- Born: Sonia Nassery 1965 (age 60–61) Kabul, Afghanistan
- Occupations: Filmmaker author human rights activist
- Years active: 1994–present
- Spouse: Christoper H. Cole (divorced)
- Children: 1
- Website: www.afghanistanworldfoundation.org

= Sonia Nassery Cole =

Afghan-American human rights activist (born 1965)

Sonia Nassery Cole (سونیا ناصری کول; born 1965) is an Afghan-born American human rights activist, filmmaker, and author.

==Early life==
Sonia Nassery Cole was born in Kabul, Afghanistan, the daughter of an Afghan diplomat.. At fourteen, she fled Afghanistan amid the Soviet invasion of 1979 to seek refuge in the United States of America without her family.

At seventeen, she wrote a nine-page letter to President Ronald Reagan about the situation in her country and pleaded for help and sought to meet him.

==Humanitarian work in Afghanistan==
Cole founded the Afghanistan World Foundation in 2002 and began making films. She was instrumental in raising funds used for various necessities in her native country such as the construction of a hospital for women and children in Kabul, medical care for landmine victims, and other causes. Cole focuses on efforts to improve the conditions for women and children in Afghanistan.

Sonia also befriended singer Natalie Cole while she was working with the Afghan World Foundation. She became a board member for the organization along Henry Kissinger, Prince Albert of Monaco, Anne Heche and Susan Sarandon.

==Film career==
Cole has worked in film since 1994. In 2007, she directed the short film The Bread Winner. In 2010, her film The Black Tulip was selected as Afghanistan's official entry for the Best Foreign Language Film at the 83rd Academy Awards. The film won "best picture" awards in Boston Film Festival, Beverly Hills Film Festival, and the Salento Film Festival.

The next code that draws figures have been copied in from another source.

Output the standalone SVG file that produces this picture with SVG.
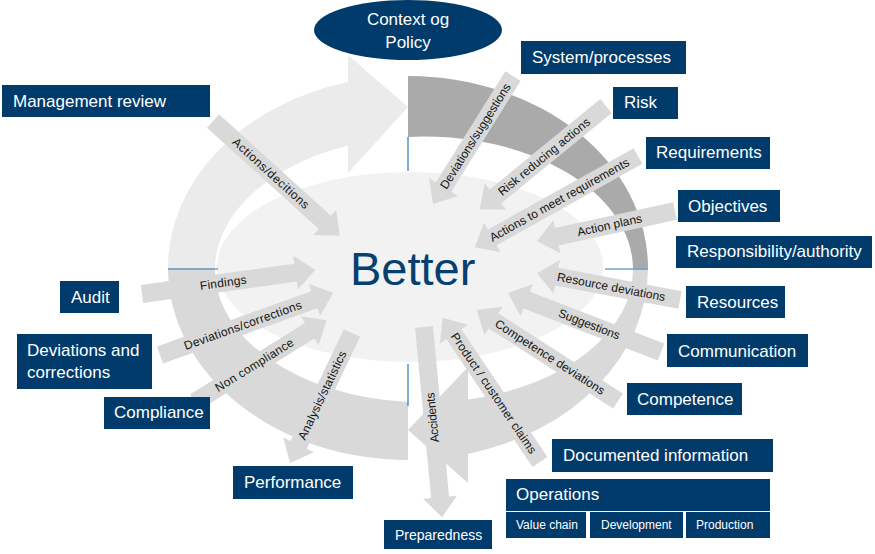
<svg xmlns="http://www.w3.org/2000/svg" width="875" height="554" viewBox="0 0 875 554">
<style>
.box{fill:#003b6c}
.bt{font-family:"Liberation Sans",Arial,sans-serif;font-size:17px;fill:#ffffff}
.st{font-family:"Liberation Sans",Arial,sans-serif;font-size:12px;fill:#ffffff}
.arr{fill:#d9d9d9}
.lbl{font-family:"Liberation Sans",Arial,sans-serif;font-size:12px;fill:#141414;text-anchor:middle;dominant-baseline:central}
.bl{stroke:#2e75b6;stroke-width:1.2;fill:none}
</style>
<rect width="875" height="554" fill="#ffffff"/>
<g id="cycle">
<path fill="#ebebeb" d="M168,268 A240,192 0 0 1 348,82.1 L348,55 L408,107 L348,173 L348,145.6 A209,133 0 0 0 215,268 Z"/>
<path fill="#aaaaaa" d="M408,76 A240,192 0 0 1 648,268 L633,268 A209,133 0 0 0 408,136.9 Z"/>
<path fill="#d9d9d9" d="M648,268 A240,192 0 0 1 468,453.9 L468,483 L408,430 L468,367 L468,399.5 A209,133 0 0 0 633,268 Z"/>
<path fill="#d9d9d9" d="M408,460 A240,192 0 0 1 168,268 L215,268 A209,133 0 0 0 408,402.1 Z"/>
<ellipse cx="410" cy="267" rx="193" ry="95" fill="#f2f2f2"/>
<line class="bl" x1="168" y1="269" x2="218" y2="269"/>
<line class="bl" x1="605" y1="269" x2="648" y2="269"/>
<line class="bl" x1="408" y1="137" x2="408" y2="171"/>
<line class="bl" x1="408" y1="364" x2="408" y2="406"/>
</g>
<g id="center">
<text x="350" y="285" font-family="Liberation Sans,Arial,sans-serif" font-size="47" fill="#063f70">Better</text>
</g>
<g id="connectors">
<g transform="translate(213,121) rotate(42.2)"><path class="arr" d="M0,-9H151V-17L171,0L151,17V9H0Z"/><text class="lbl" x="78" y="0" textLength="99">Actions/decitions</text></g>
<g transform="translate(513,76) rotate(122)"><path class="arr" d="M0,-9H131V-17L151,0L131,17V9H0Z"/><text class="lbl" x="71" y="0" transform="rotate(180 71 0)" textLength="122">Deviations/suggestions</text></g>
<g transform="translate(606,106) rotate(140.7)"><path class="arr" d="M0,-9H143V-17L163,0L143,17V9H0Z"/><text class="lbl" x="80" y="0" transform="rotate(180 80 0)" textLength="115">Risk reducing actions</text></g>
<g transform="translate(638,156) rotate(150.8)"><path class="arr" d="M0,-9H167V-17L187,0L167,17V9H0Z"/><text class="lbl" x="90" y="0" transform="rotate(180 90 0)" textLength="158">Actions to meet  requirements</text></g>
<g transform="translate(675,211) rotate(167.7)"><path class="arr" d="M0,-9H121V-17L141,0L121,17V9H0Z"/><text class="lbl" x="67" y="0" transform="rotate(180 67 0)" textLength="66">Action plans</text></g>
<g transform="translate(680,300) rotate(190.7)"><path class="arr" d="M0,-9H125.5V-17L145.5,0L125.5,17V9H0Z"/><text class="lbl" x="70" y="0" transform="rotate(180 70 0)" textLength="110">Resource deviations</text></g>
<g transform="translate(661,352) rotate(201.1)"><path class="arr" d="M0,-9H144V-17L164,0L144,17V9H0Z"/><text class="lbl" x="77" y="0" transform="rotate(180 77 0)" textLength="65">Suggestions</text></g>
<g transform="translate(618,401) rotate(212.8)"><path class="arr" d="M0,-9H148V-17L168,0L148,17V9H0Z"/><text class="lbl" x="81" y="0" transform="rotate(180 81 0)" textLength="128">Competence  deviations</text></g>
<g transform="translate(540,462) rotate(236)"><path class="arr" d="M0,-9H154V-17L174,0L154,17V9H0Z"/><text class="lbl" x="83" y="0" transform="rotate(180 83 0)" textLength="143">Product / customer claims</text></g>
<g transform="translate(424,327) rotate(84.6)"><path class="arr" d="M0,-9H171V-17L191,0L171,17V9H0Z"/><text class="lbl" x="91" y="0" transform="rotate(180 91 0)" textLength="50">Accidents</text></g>
<g transform="translate(352,333) rotate(115.5)"><path class="arr" d="M0,-9H124V-17L144,0L124,17V9H0Z"/><text class="lbl" x="69" y="0" transform="rotate(180 69 0)" textLength="97">Analysis/statistics</text></g>
<g transform="translate(195,402) rotate(-31.85)"><path class="arr" d="M0,-9H135V-17L155,0L135,17V9H0Z"/><text class="lbl" x="70" y="0" textLength="90">Non compliance</text></g>
<g transform="translate(160,355) rotate(-19.7)"><path class="arr" d="M0,-9H164V-17L184,0L164,17V9H0Z"/><text class="lbl" x="88" y="0" textLength="124">Deviations/corrections</text></g>
<g transform="translate(142,294) rotate(-7.9)"><path class="arr" d="M0,-9H155V-17L175,0L155,17V9H0Z"/><text class="lbl" x="82" y="0" textLength="47">Findings</text></g>
</g>
<g id="context"><ellipse cx="408" cy="30" rx="94" ry="30" class="box"/><text class="bt" x="408" y="25" text-anchor="middle">Context og</text><text class="bt" x="408" y="48" text-anchor="middle">Policy</text></g>
<g id="management-review"><rect class="box" x="2" y="85" width="208" height="32"/><text class="bt" x="13" y="107">Management review</text></g>
<g id="system-processes"><rect class="box" x="521" y="41" width="165" height="33"/><text class="bt" x="532" y="63">System/processes</text></g>
<g id="risk"><rect class="box" x="613" y="87" width="65" height="32"/><text class="bt" x="624" y="108">Risk</text></g>
<g id="requirements"><rect class="box" x="646" y="137" width="124" height="32"/><text class="bt" x="656" y="158">Requirements</text></g>
<g id="objectives"><rect class="box" x="678" y="190" width="102" height="32"/><text class="bt" x="688" y="212">Objectives</text></g>
<g id="responsibility"><rect class="box" x="676" y="236" width="196" height="32"/><text class="bt" x="687" y="257">Responsibility/authority</text></g>
<g id="resources"><rect class="box" x="686" y="286" width="99" height="32"/><text class="bt" x="697" y="308">Resources</text></g>
<g id="communication"><rect class="box" x="667" y="334" width="141" height="33"/><text class="bt" x="678" y="357">Communication</text></g>
<g id="competence"><rect class="box" x="627" y="383" width="115" height="32"/><text class="bt" x="637" y="405">Competence</text></g>
<g id="documented-information"><rect class="box" x="552" y="439" width="221" height="33"/><text class="bt" x="563" y="461">Documented information</text></g>
<g id="operations"><rect class="box" x="506" y="479" width="264" height="32"/><text class="bt" x="516" y="500">Operations</text>
<rect class="box" x="506" y="512" width="80" height="26"/><text class="st" x="516" y="529">Value chain</text>
<rect class="box" x="590" y="512" width="93" height="26"/><text class="st" x="601" y="529">Development</text>
<rect class="box" x="686" y="512" width="84" height="26"/><text class="st" x="696" y="529">Production</text></g>
<g id="preparedness"><rect class="box" x="384" y="520" width="108" height="29"/><text class="bt" x="395" y="540" style="font-size:14px">Preparedness</text></g>
<g id="performance"><rect class="box" x="233" y="466" width="120" height="33"/><text class="bt" x="244" y="488">Performance</text></g>
<g id="compliance"><rect class="box" x="104" y="397" width="106" height="32"/><text class="bt" x="114" y="418">Compliance</text></g>
<g id="deviations-corrections"><rect class="box" x="17" y="334" width="135" height="55"/><text class="bt" x="27" y="356">Deviations and</text><text class="bt" x="27" y="378">corrections</text></g>
<g id="audit"><rect class="box" x="60" y="281" width="59" height="32"/><text class="bt" x="71" y="303">Audit</text></g>
</svg>
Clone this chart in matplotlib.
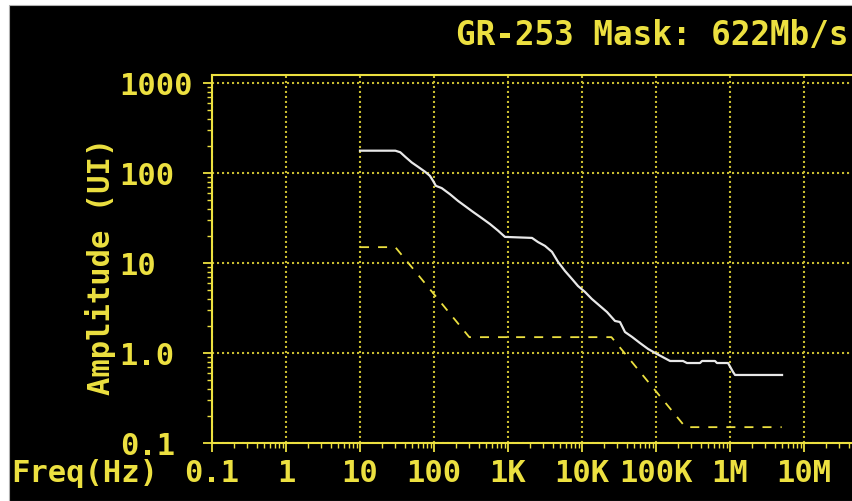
import numpy as np
import matplotlib
matplotlib.use('Agg')
import matplotlib.pyplot as plt
from matplotlib.patches import Rectangle
from matplotlib.ticker import LogLocator, FixedLocator, NullFormatter

# measured jitter tolerance (white trace)
meas_freq = [10, 30, 35, 41, 50, 61, 76, 88, 97, 106, 127, 165, 211, 262, 336, 441,
             571, 733, 910, 2110, 2540, 3160, 3930, 4740, 5890, 7330, 8830, 11000,
             13600, 17500, 21800, 27900, 32600, 38100, 47400, 60800, 78000, 103000,
             155000, 232000, 262000, 393000, 419000, 627000, 667000, 940000,
             1.10e6, 1.17e6, 5.05e6]
meas_amp = [177, 177, 170, 151, 131, 117, 103, 93, 82, 72, 68, 58, 49, 43, 37, 31.6,
            27.1, 22.9, 19.5, 19.0, 17.1, 15.5, 13.3, 10.3, 8.15, 6.64, 5.55, 4.76,
            3.98, 3.33, 2.85, 2.27, 2.21, 1.71, 1.51, 1.29, 1.11, 0.975,
            0.815, 0.815, 0.774, 0.774, 0.815, 0.815, 0.774, 0.774,
            0.615, 0.570, 0.570]

# GR-253 OC-12 mask (dashed)
mask_freq = [10, 30, 300, 25000, 250000, 5e6]
mask_amp = [15, 15, 1.5, 1.5, 0.15, 0.15]

xticks = [0.1, 1, 10, 100, 1e3, 1e4, 1e5, 1e6, 1e7]
xlabels = ['0.1', '1', '10', '100', '1K', '10K', '100K', '1M', '10M']
yticks = [0.1, 1, 10, 100, 1000]
ylabels = ['0.1', '1.0', '10', '100', '1000']

yel = '#ece040'
grid_col = '#c8bc30'
font = 'DejaVu Sans Mono'
W, H = 852, 502

fig = plt.figure(figsize=(W / 100, H / 100), dpi=100, facecolor='white')
fig.patches.append(Rectangle((9 / W, 0), 1, 1 - 6 / H, transform=fig.transFigure,
                             facecolor='black', edgecolor='#b0b0b0', lw=0.8, zorder=-5))

# axes spans 0.1 .. 1e8 (9 decades, 74 px each), clipped at right edge
ax = fig.add_axes([212 / W, (H - 444) / H, 9 * 74 / W, (444 - 76) / H])
ax.set_facecolor('black')
ax.set_xscale('log')
ax.set_yscale('log')
ax.set_xlim(0.1, 1e8)
ax.set_ylim(0.1, 1000 * 10 ** (8 / 90))

ax.plot(meas_freq, meas_amp, color='#e8e8e8', lw=1.6, zorder=3)
ax.plot(mask_freq, mask_amp, color=yel, lw=1.3, linestyle=(0, (5, 5)), zorder=3)

ax.xaxis.set_major_locator(FixedLocator(xticks))
ax.set_xticklabels(xlabels)
ax.yaxis.set_major_locator(FixedLocator(yticks))
ax.set_yticklabels(ylabels)
ax.xaxis.set_minor_locator(LogLocator(base=10, subs=np.arange(2, 10), numticks=20))
ax.yaxis.set_minor_locator(LogLocator(base=10, subs=np.arange(2, 10), numticks=20))
ax.xaxis.set_minor_formatter(NullFormatter())
ax.yaxis.set_minor_formatter(NullFormatter())

ax.grid(True, which='major', color=grid_col, linestyle=(0, (1, 1.4)), lw=1.5)

for s in ['left', 'bottom', 'top']:
    ax.spines[s].set_color(yel)
    ax.spines[s].set_linewidth(1.5)
ax.spines['right'].set_visible(False)

ax.tick_params(which='major', colors=yel, length=6.5, width=1.3, direction='out')
ax.tick_params(which='minor', colors=yel, length=3.5, width=1.0, direction='out')
ax.tick_params(axis='x', which='major', pad=4, labelsize=22)
ax.tick_params(axis='y', which='major', pad=60, labelsize=22)
for lab in ax.get_xticklabels() + ax.get_yticklabels():
    lab.set_family(font)
    lab.set_weight('bold')
    lab.set_color(yel)
for lab in ax.get_yticklabels():
    lab.set_horizontalalignment('left')

fig.text(849 / W, 1 - 36 / H, 'GR-253 Mask: 622Mb/s', ha='right', va='center',
         color=yel, family=font, fontsize=23.5, weight='bold')
fig.text(100 / W, 1 - 266 / H, 'Amplitude (UI)', ha='center', va='center',
         rotation=90, color=yel, family=font, fontsize=22, weight='bold')
fig.text(11 / W, 1 - 474 / H, 'Freq(Hz)', ha='left', va='center',
         color=yel, family=font, fontsize=22, weight='bold')

fig.savefig('out.png', dpi=100, facecolor=fig.get_facecolor())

The film, which premiered at the Ariana Cinema Theater on September 23, 2010 and screened at the NATO base as well as an American Embassy, was distributed by SnagFilms, and is about a family in Kabul opening a restaurant business after the fall of the Taliban regime. The film received press in The New York Times, The New York Observer, NBC, and ABC.

Her film I Am You (2019) is an independent feature film based on the true story of three Afghan refugees.

== Author ==
In 2013, she received the Freedom to Write Award from PEN Center USA. She has a book, Will I Live Tomorrow?, released in October 2013.

==Personal life==
She currently resides in New York City and Beverly Hills, California and is now divorced from Christopher H. Cole, but retains his surname. She has one son.

She is the recipient of a "Congressional Recognition" award on December 4, 2006, "Afghan American Sisterhood Award", and the "UN Women Together Award" on June 7, 2012. Cole is a member of the Jodi Solomon Speakers Bureau.